There was no denying his talent though. Greenberg single-handedly converted many Jews, especially European immigrants, into baseball fans. They took great pride in the fact that one of their own was succeeding at the national pastime. It says a lot about Greenberg that he could handle the pressure of both carrying the mantel of ethnic pride as well as endure the taunts and abuse from bigoted fans and other ballplayers.
Greenberg also faced the conundrum of holding out for what he felt he was worth during hard economic times. Some fans looked down upon him as the stereotype of a Jew who only cared about money. But in the end he was always there for his team.

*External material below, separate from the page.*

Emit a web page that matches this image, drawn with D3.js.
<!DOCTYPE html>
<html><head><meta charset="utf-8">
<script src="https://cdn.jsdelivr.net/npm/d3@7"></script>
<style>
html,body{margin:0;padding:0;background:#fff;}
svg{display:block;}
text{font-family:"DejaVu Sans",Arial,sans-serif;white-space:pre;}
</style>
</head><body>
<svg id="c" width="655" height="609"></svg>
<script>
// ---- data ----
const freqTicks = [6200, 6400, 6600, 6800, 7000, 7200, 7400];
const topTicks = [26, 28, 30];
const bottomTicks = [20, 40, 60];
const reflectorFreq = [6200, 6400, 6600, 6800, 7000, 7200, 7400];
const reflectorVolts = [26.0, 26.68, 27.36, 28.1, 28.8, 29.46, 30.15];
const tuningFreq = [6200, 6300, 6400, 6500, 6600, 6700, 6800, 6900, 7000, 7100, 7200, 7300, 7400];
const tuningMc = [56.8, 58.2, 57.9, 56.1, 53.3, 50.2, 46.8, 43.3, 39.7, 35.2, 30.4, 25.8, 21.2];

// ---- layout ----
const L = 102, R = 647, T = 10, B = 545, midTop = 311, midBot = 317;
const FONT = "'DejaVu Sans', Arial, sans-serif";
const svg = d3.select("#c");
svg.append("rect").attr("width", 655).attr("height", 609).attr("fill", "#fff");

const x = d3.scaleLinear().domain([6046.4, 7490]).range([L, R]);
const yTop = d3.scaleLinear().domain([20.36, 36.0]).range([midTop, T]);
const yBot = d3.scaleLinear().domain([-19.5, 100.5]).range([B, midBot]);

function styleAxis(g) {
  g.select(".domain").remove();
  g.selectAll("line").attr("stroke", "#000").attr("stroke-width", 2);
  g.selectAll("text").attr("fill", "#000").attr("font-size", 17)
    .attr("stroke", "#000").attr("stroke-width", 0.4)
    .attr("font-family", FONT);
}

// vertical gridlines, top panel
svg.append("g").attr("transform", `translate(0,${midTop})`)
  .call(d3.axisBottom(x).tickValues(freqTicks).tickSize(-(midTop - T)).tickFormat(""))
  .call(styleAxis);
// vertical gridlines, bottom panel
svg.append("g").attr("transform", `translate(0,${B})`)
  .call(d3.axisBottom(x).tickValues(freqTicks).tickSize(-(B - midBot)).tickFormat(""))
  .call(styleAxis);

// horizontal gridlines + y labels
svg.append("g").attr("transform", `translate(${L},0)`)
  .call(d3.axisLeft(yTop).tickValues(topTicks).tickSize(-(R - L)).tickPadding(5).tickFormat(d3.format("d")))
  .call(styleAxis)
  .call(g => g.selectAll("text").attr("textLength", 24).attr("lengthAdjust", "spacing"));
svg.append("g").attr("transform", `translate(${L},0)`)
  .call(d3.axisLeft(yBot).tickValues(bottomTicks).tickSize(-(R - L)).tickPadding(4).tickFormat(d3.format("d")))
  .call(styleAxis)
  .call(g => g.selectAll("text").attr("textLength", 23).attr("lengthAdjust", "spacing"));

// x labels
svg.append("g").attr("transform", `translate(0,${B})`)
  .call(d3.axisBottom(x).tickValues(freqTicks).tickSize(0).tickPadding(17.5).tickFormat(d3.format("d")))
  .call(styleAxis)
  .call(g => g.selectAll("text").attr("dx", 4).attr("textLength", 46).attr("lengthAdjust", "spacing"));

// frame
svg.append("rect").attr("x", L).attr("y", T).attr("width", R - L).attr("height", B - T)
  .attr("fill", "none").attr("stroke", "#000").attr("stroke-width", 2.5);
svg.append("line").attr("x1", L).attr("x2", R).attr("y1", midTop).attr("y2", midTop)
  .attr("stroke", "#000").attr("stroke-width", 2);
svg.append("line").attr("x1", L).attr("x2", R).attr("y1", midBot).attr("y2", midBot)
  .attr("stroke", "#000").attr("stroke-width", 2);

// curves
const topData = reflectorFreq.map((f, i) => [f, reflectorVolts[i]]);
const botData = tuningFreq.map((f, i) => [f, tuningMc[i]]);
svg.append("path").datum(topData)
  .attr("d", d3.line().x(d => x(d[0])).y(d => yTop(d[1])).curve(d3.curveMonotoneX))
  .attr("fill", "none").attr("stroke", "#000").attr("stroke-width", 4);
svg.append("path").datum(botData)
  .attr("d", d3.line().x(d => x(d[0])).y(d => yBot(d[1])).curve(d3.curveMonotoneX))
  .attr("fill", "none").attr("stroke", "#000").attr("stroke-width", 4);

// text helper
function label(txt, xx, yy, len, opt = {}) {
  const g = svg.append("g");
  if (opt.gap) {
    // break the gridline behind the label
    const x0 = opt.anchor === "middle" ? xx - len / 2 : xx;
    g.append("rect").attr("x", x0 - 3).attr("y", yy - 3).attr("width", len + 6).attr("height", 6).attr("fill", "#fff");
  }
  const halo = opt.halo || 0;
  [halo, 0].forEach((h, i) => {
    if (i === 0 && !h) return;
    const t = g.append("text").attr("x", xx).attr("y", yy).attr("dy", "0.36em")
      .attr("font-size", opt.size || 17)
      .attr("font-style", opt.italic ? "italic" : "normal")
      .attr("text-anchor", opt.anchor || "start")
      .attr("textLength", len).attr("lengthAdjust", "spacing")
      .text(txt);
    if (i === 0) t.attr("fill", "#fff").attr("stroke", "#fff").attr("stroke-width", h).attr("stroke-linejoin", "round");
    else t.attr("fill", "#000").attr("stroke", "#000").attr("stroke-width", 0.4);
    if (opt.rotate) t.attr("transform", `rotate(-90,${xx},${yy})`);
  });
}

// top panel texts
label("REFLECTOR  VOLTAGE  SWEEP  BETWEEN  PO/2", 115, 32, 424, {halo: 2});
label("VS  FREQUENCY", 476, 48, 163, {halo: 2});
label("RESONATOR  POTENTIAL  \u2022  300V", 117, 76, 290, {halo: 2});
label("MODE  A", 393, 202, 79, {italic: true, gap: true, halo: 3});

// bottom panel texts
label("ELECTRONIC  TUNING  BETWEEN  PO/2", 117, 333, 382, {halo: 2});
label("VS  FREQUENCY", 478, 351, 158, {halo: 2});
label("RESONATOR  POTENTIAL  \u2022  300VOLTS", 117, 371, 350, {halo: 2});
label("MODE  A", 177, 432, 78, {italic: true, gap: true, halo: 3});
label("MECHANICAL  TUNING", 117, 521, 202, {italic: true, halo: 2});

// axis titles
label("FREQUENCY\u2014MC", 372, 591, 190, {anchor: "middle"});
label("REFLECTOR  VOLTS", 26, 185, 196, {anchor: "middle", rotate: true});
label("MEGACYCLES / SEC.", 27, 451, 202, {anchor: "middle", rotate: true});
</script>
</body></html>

Giving up four years in the prime of his career to serve his country did not hurt his reputation either.
Ironically, the paths of Robinson and Greenberg literally crossed during the former’s rookie season and the latter’s final campaign in the big leagues. Robinson was playing for the Brooklyn Dodgers and Greenberg for the Pittsburgh Pirates when they collided in a play at first base.
While the reaction of many white players would have been to pick a fight with the black rookie, Greenberg was only concerned that Robinson was OK. He knew what prejudice was like and only encouraged Jackie to hang in there and not allow himself to be pushed around. Robinson never forgot that.

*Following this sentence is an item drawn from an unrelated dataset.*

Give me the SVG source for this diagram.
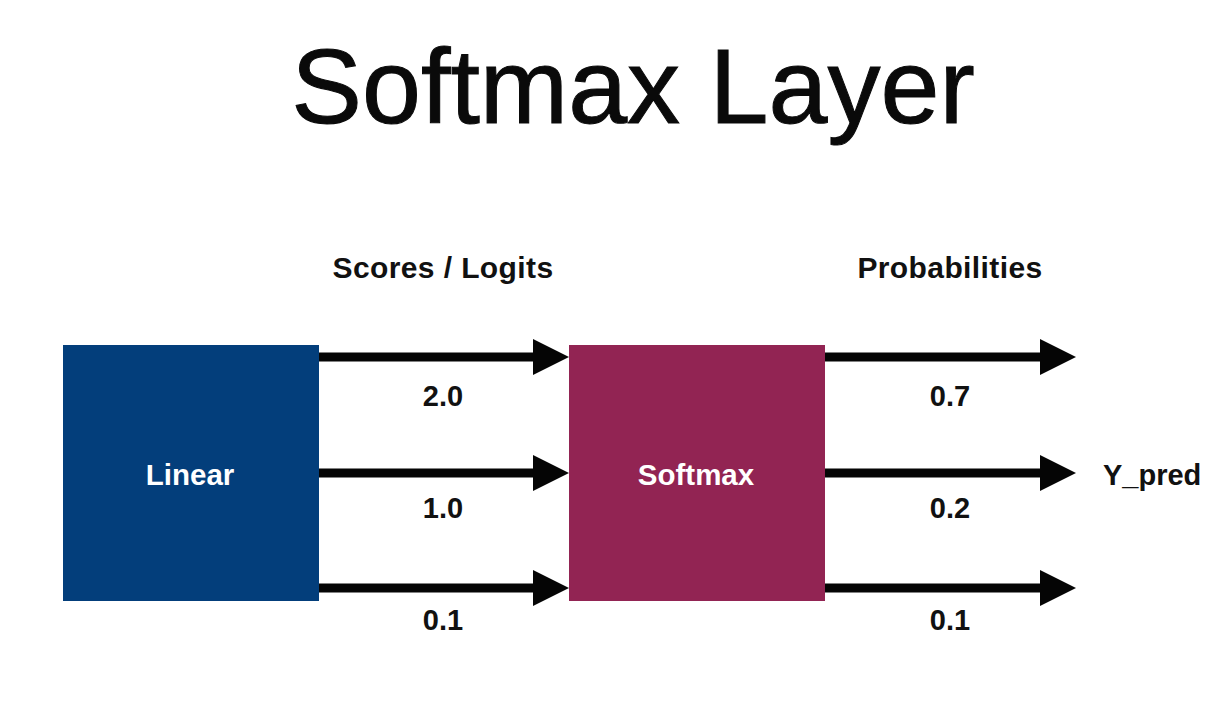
<svg xmlns="http://www.w3.org/2000/svg" width="1225" height="717" viewBox="0 0 1225 717">
  <style>
    .lbl { font-family: "Liberation Sans", Arial, sans-serif; font-weight: bold; font-size: 29px; fill: #111; }
    .hdr { font-family: "Liberation Sans", Arial, sans-serif; font-weight: bold; font-size: 30px; letter-spacing: 0.4px; fill: #111; }
    .box-text { font-family: "Liberation Sans", Arial, sans-serif; font-weight: bold; font-size: 29.5px; fill: #ffffff; }
    .title { font-family: "Liberation Sans", Arial, sans-serif; font-size: 106px; fill: #0a0a0a; stroke: #0a0a0a; stroke-width: 1; }
    .arrow { stroke: #050505; stroke-width: 9; fill: none; marker-end: url(#head); }
  </style>
  <defs>
    <marker id="head" markerUnits="userSpaceOnUse" markerWidth="36" markerHeight="36" viewBox="0 0 36 36" refX="0" refY="18" orient="auto">
      <path d="M0,0 L36,18 L0,36 Z" fill="#050505"/>
    </marker>
  </defs>
  <rect width="1225" height="717" fill="#ffffff"/>
  <text class="title" x="633" y="123" text-anchor="middle">Softmax Layer</text>

  <g id="label-scores"><text class="hdr" x="443" y="278" text-anchor="middle">Scores / Logits</text></g>
  <g id="label-probs"><text class="hdr" x="950" y="278" text-anchor="middle">Probabilities</text></g>

  <g id="linear">
    <rect x="63" y="345" width="256" height="256" fill="#033e7b"/>
    <text class="box-text" x="190" y="485" text-anchor="middle">Linear</text>
  </g>
  <g id="softmax">
    <rect x="569" y="345" width="256" height="256" fill="#922453"/>
    <text class="box-text" x="696" y="485" text-anchor="middle">Softmax</text>
  </g>

  <g id="connectors">
    <line class="arrow" x1="319" y1="357" x2="533" y2="357"/>
    <line class="arrow" x1="319" y1="473" x2="533" y2="473"/>
    <line class="arrow" x1="319" y1="588" x2="533" y2="588"/>
    <line class="arrow" x1="825" y1="357" x2="1040" y2="357"/>
    <line class="arrow" x1="825" y1="473" x2="1040" y2="473"/>
    <line class="arrow" x1="825" y1="588" x2="1040" y2="588"/>
  </g>

  <g id="values-left">
    <text class="lbl" x="443" y="406" text-anchor="middle">2.0</text>
    <text class="lbl" x="443" y="518" text-anchor="middle">1.0</text>
    <text class="lbl" x="443" y="630" text-anchor="middle">0.1</text>
  </g>
  <g id="values-right">
    <text class="lbl" x="950" y="406" text-anchor="middle">0.7</text>
    <text class="lbl" x="950" y="518" text-anchor="middle">0.2</text>
    <text class="lbl" x="950" y="630" text-anchor="middle">0.1</text>
  </g>
  <g id="output"><text class="lbl" x="1103" y="485">Y_pred</text></g>
</svg>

Greenberg was not without his faults. He was too competitive at times, not the most attentive father and too tight-fisted with players once he became a general manager. But overall he had a very successful life on and off the field. He left a legacy all baseball fans could be proud of.

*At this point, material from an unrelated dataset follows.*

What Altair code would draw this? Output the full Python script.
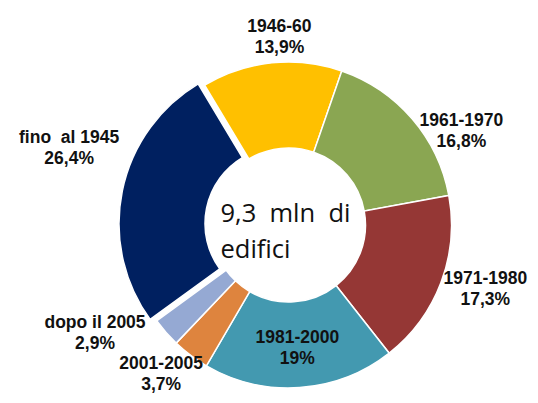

The story of the Hall of Famer’s life and career is beautifully captured in John Rosengren’s biography, “Hank Greenberg: The Hero of Heroes.” Rosengren not only provides details of Greenberg’s background and major league achievements but provides context by juxtaposing his career with the anti-Semitism in this country in the 1920s and `30s, and the rise of Hitler and fascism in Europe prior to World War II.